* **Data for processing**:
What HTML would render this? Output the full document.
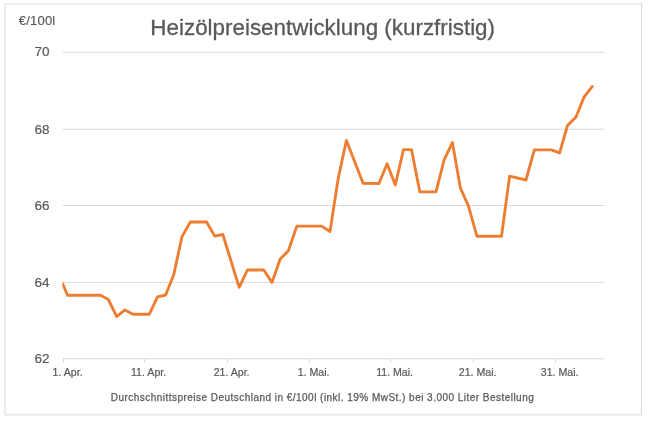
<!DOCTYPE html>
<html><head><meta charset="utf-8"><title>Heizölpreisentwicklung</title>
<style>
html,body{margin:0;padding:0;background:#fff;}
body{width:650px;height:421px;overflow:hidden;}
svg{display:block;}
text{font-family:"Liberation Sans",Arial,sans-serif;fill:#595959;}
.title{font-size:22.4px;stroke:#595959;stroke-width:0.3px;}
.unit{font-size:13px;letter-spacing:0.2px;stroke:#595959;stroke-width:0.15px;}
.ylab{font-size:13.5px;stroke:#595959;stroke-width:0.2px;}
.xlab{font-size:10.6px;stroke:#595959;stroke-width:0.2px;}
.foot{font-size:10px;letter-spacing:0.47px;stroke:#595959;stroke-width:0.25px;}
</style></head>
<body>
<svg width="650" height="421" viewBox="0 0 650 421">
<rect x="5.1" y="3.95" width="636.4" height="410.9" fill="#fff" stroke="#d9d9d9" stroke-width="1"/>
<line x1="63" y1="52.3" x2="604.5" y2="52.3" stroke="#d9d9d9" stroke-width="1"/>
<line x1="63" y1="129.2" x2="604.5" y2="129.2" stroke="#d9d9d9" stroke-width="1"/>
<line x1="63" y1="205.5" x2="604.5" y2="205.5" stroke="#d9d9d9" stroke-width="1"/>
<line x1="63" y1="282.4" x2="604.5" y2="282.4" stroke="#d9d9d9" stroke-width="1"/>
<line x1="63" y1="358.8" x2="604.5" y2="358.8" stroke="#d9d9d9" stroke-width="1"/>
<line x1="63.5" y1="358.8" x2="63.5" y2="362.7" stroke="#d9d9d9" stroke-width="1"/>
<line x1="144.5" y1="358.8" x2="144.5" y2="362.7" stroke="#d9d9d9" stroke-width="1"/>
<line x1="227.5" y1="358.8" x2="227.5" y2="362.7" stroke="#d9d9d9" stroke-width="1"/>
<line x1="309.5" y1="358.8" x2="309.5" y2="362.7" stroke="#d9d9d9" stroke-width="1"/>
<line x1="390.5" y1="358.8" x2="390.5" y2="362.7" stroke="#d9d9d9" stroke-width="1"/>
<line x1="473.5" y1="358.8" x2="473.5" y2="362.7" stroke="#d9d9d9" stroke-width="1"/>
<line x1="555.5" y1="358.8" x2="555.5" y2="362.7" stroke="#d9d9d9" stroke-width="1"/>
<clipPath id="pa"><rect x="62.4" y="0" width="543" height="421"/></clipPath>
<polyline clip-path="url(#pa)" points="62.6,283.6 67.5,295.2 100.2,295.1 108.3,299.5 116.7,316.6 124.8,310 133,314.2 149.4,314.2 157.5,296.8 165.7,295 173.8,274.5 182,236.6 190.3,222 206.6,222 214.7,236.1 222.8,234.5 239.2,287.4 247.4,270 263.7,270 272,282.4 280.2,259 288.4,250.7 296.8,226.1 321.7,226.1 330,231.5 338.2,178.5 346.4,140.4 363.2,183.4 378.9,183.5 387.1,163.7 395.3,185 403.5,149.6 411.5,149.6 419.8,191.8 436,191.8 444.2,159.7 452.4,142.6 460.4,188 468.5,206.2 476.9,236.2 501.5,236.2 509.6,176.1 526,180 534.3,149.9 551.3,149.9 559.6,152.8 567.5,125.5 576,117 584,97.1 592.3,86.4" fill="none" stroke="#ed7d31" stroke-width="2.85" stroke-linejoin="round" stroke-linecap="round"/>
<text x="322.7" y="35.2" text-anchor="middle" class="title">Heizölpreisentwicklung (kurzfristig)</text>
<text x="18.8" y="24.7" class="unit">€/100l</text>
<text x="49.6" y="56.3" text-anchor="end" class="ylab">70</text>
<text x="49.6" y="133.8" text-anchor="end" class="ylab">68</text>
<text x="49.6" y="209.8" text-anchor="end" class="ylab">66</text>
<text x="49.6" y="286.8" text-anchor="end" class="ylab">64</text>
<text x="49.6" y="363.0" text-anchor="end" class="ylab">62</text>
<text x="67.6" y="375.7" text-anchor="middle" class="xlab">1. Apr.</text>
<text x="148.6" y="375.7" text-anchor="middle" class="xlab">11. Apr.</text>
<text x="231.6" y="375.7" text-anchor="middle" class="xlab">21. Apr.</text>
<text x="313.6" y="375.7" text-anchor="middle" class="xlab">1. Mai.</text>
<text x="394.6" y="375.7" text-anchor="middle" class="xlab">11. Mai.</text>
<text x="477.6" y="375.7" text-anchor="middle" class="xlab">21. Mai.</text>
<text x="559.6" y="375.7" text-anchor="middle" class="xlab">31. Mai.</text>
<text x="322.5" y="400.5" text-anchor="middle" class="foot">Durchschnittspreise Deutschland in €/100l (inkl. 19% MwSt.) bei 3.000 Liter Bestellung</text>
</svg>
</body></html>
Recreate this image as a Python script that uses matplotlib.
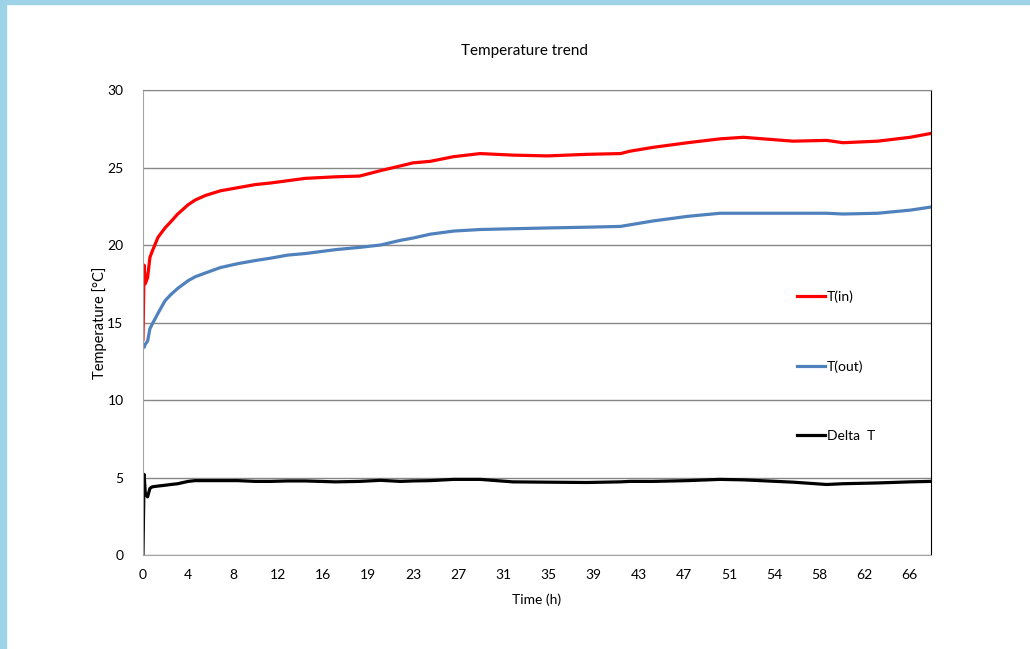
import matplotlib
matplotlib.use("Agg")
import matplotlib.pyplot as plt
from matplotlib.patches import Rectangle

plt.rcParams['font.family'] = ['Lato', 'DejaVu Sans']

# time (h) and readings picked off the original chart
hours = [0, 0.1, 0.2, 0.4, 0.6, 0.8, 1.3, 1.9, 2.4, 3.0, 3.9, 4.5, 5.4, 6.7, 8.2,
         9.7, 11.0, 12.5, 14.0, 16.6, 18.7, 20.5, 22.2, 23.3, 24.8, 26.8, 29.1,
         31.9, 34.9, 38.3, 41.2, 42.0, 44.0, 47.0, 49.8, 51.8, 56.1, 59.0, 60.4,
         63.4, 66.2, 68.0]
t_in = [13.9, 18.7, 17.5, 17.9, 19.2, 19.6, 20.5, 21.1, 21.5, 22.0, 22.6, 22.9,
        23.2, 23.5, 23.7, 23.9, 24.0, 24.15, 24.3, 24.4, 24.45, 24.8, 25.1, 25.3,
        25.4, 25.7, 25.9, 25.8, 25.75, 25.85, 25.9, 26.05, 26.3, 26.6, 26.85,
        26.95, 26.7, 26.75, 26.6, 26.7, 26.95, 27.2]
t_out = [13.4, 13.4, 13.6, 13.8, 14.6, 14.9, 15.6, 16.4, 16.8, 17.2, 17.7, 17.95,
         18.2, 18.55, 18.8, 19.0, 19.15, 19.35, 19.45, 19.7, 19.85, 20.0, 20.3,
         20.45, 20.7, 20.9, 21.0, 21.05, 21.1, 21.15, 21.2, 21.3, 21.55, 21.85,
         22.05, 22.05, 22.05, 22.05, 22.0, 22.05, 22.25, 22.45]
delta_t = [0, 5.2, 4.0, 3.75, 4.3, 4.4, 4.45, 4.5, 4.55, 4.6, 4.75, 4.8, 4.8, 4.8,
           4.8, 4.75, 4.75, 4.78, 4.78, 4.72, 4.75, 4.82, 4.75, 4.78, 4.8, 4.88,
           4.88, 4.72, 4.7, 4.68, 4.72, 4.75, 4.75, 4.8, 4.88, 4.85, 4.7, 4.55,
           4.6, 4.65, 4.72, 4.75]

tick_step = 3.89
tick_labels = ['0', '4', '8', '12', '16', '19', '23', '27', '31', '35', '39',
               '43', '47', '51', '54', '58', '62', '66']

fig = plt.figure(figsize=(10.3, 6.49), dpi=100)
ax = fig.add_axes([0.1388, 0.1448, 0.7651, 0.7165])

# light blue frame on left / top edge of the screenshot
fig.patches.append(Rectangle((0, 0), 0.006, 1, transform=fig.transFigure,
                             color='#9dd3e6', zorder=0))
fig.patches.append(Rectangle((0, 0.994), 1, 0.006, transform=fig.transFigure,
                             color='#9dd3e6', zorder=0))

ax.plot(hours, t_in, color='#ff0000', lw=2.3, label='T(in)')
ax.plot(hours, t_out, color='#4f81bd', lw=2.3, label='T(out)')
ax.plot(hours, delta_t, color='black', lw=2.3, label='Delta  T')

ax.set_xlim(0, 68.0)
ax.set_ylim(0, 30)
ax.set_yticks(range(0, 31, 5))
ax.set_xticks([i * tick_step for i in range(len(tick_labels))])
ax.set_xticklabels(tick_labels)
ax.tick_params(length=0, labelsize=10, colors='black')
ax.tick_params(axis='y', pad=14)
ax.tick_params(axis='x', pad=10)
ax.grid(axis='y', color='#878787', lw=1)
ax.set_axisbelow(True)

for s in ['left', 'bottom']:
    ax.spines[s].set_color('#a6a6a6')
ax.spines['top'].set_color('#878787')
ax.spines['right'].set_color('black')

ax.set_xlabel('Time (h)', fontsize=10, labelpad=9)
ax.set_ylabel('Temperature [°C]', fontsize=10.5, labelpad=0)
fig.text(0.509, 0.922, 'Temperature trend', fontsize=11, ha='center', va='center')

ax.legend(loc='center left', bbox_to_anchor=(0.830, 0.406), frameon=False,
          fontsize=10, handlelength=2.0, handletextpad=0.15, labelspacing=4.1,
          borderpad=0, borderaxespad=0)

fig.savefig('out.png', dpi=100)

* **Given exercise**: All lines above from the one containing "Recreate this image" through the one containing "ax = fig.add_axes([0.1388, 0.1448, 0.7651, 0.7165])" are to be quoted exactly, and only those; pictures are left out.

* **Answer for the task**:
Recreate this image as a Python script that uses matplotlib.
import matplotlib
matplotlib.use("Agg")
import matplotlib.pyplot as plt
from matplotlib.patches import Rectangle

plt.rcParams['font.family'] = ['Lato', 'DejaVu Sans']

# time (h) and readings picked off the original chart
hours = [0, 0.1, 0.2, 0.4, 0.6, 0.8, 1.3, 1.9, 2.4, 3.0, 3.9, 4.5, 5.4, 6.7, 8.2,
         9.7, 11.0, 12.5, 14.0, 16.6, 18.7, 20.5, 22.2, 23.3, 24.8, 26.8, 29.1,
         31.9, 34.9, 38.3, 41.2, 42.0, 44.0, 47.0, 49.8, 51.8, 56.1, 59.0, 60.4,
         63.4, 66.2, 68.0]
t_in = [13.9, 18.7, 17.5, 17.9, 19.2, 19.6, 20.5, 21.1, 21.5, 22.0, 22.6, 22.9,
        23.2, 23.5, 23.7, 23.9, 24.0, 24.15, 24.3, 24.4, 24.45, 24.8, 25.1, 25.3,
        25.4, 25.7, 25.9, 25.8, 25.75, 25.85, 25.9, 26.05, 26.3, 26.6, 26.85,
        26.95, 26.7, 26.75, 26.6, 26.7, 26.95, 27.2]
t_out = [13.4, 13.4, 13.6, 13.8, 14.6, 14.9, 15.6, 16.4, 16.8, 17.2, 17.7, 17.95,
         18.2, 18.55, 18.8, 19.0, 19.15, 19.35, 19.45, 19.7, 19.85, 20.0, 20.3,
         20.45, 20.7, 20.9, 21.0, 21.05, 21.1, 21.15, 21.2, 21.3, 21.55, 21.85,
         22.05, 22.05, 22.05, 22.05, 22.0, 22.05, 22.25, 22.45]
delta_t = [0, 5.2, 4.0, 3.75, 4.3, 4.4, 4.45, 4.5, 4.55, 4.6, 4.75, 4.8, 4.8, 4.8,
           4.8, 4.75, 4.75, 4.78, 4.78, 4.72, 4.75, 4.82, 4.75, 4.78, 4.8, 4.88,
           4.88, 4.72, 4.7, 4.68, 4.72, 4.75, 4.75, 4.8, 4.88, 4.85, 4.7, 4.55,
           4.6, 4.65, 4.72, 4.75]

tick_step = 3.89
tick_labels = ['0', '4', '8', '12', '16', '19', '23', '27', '31', '35', '39',
               '43', '47', '51', '54', '58', '62', '66']

fig = plt.figure(figsize=(10.3, 6.49), dpi=100)
ax = fig.add_axes([0.1388, 0.1448, 0.7651, 0.7165])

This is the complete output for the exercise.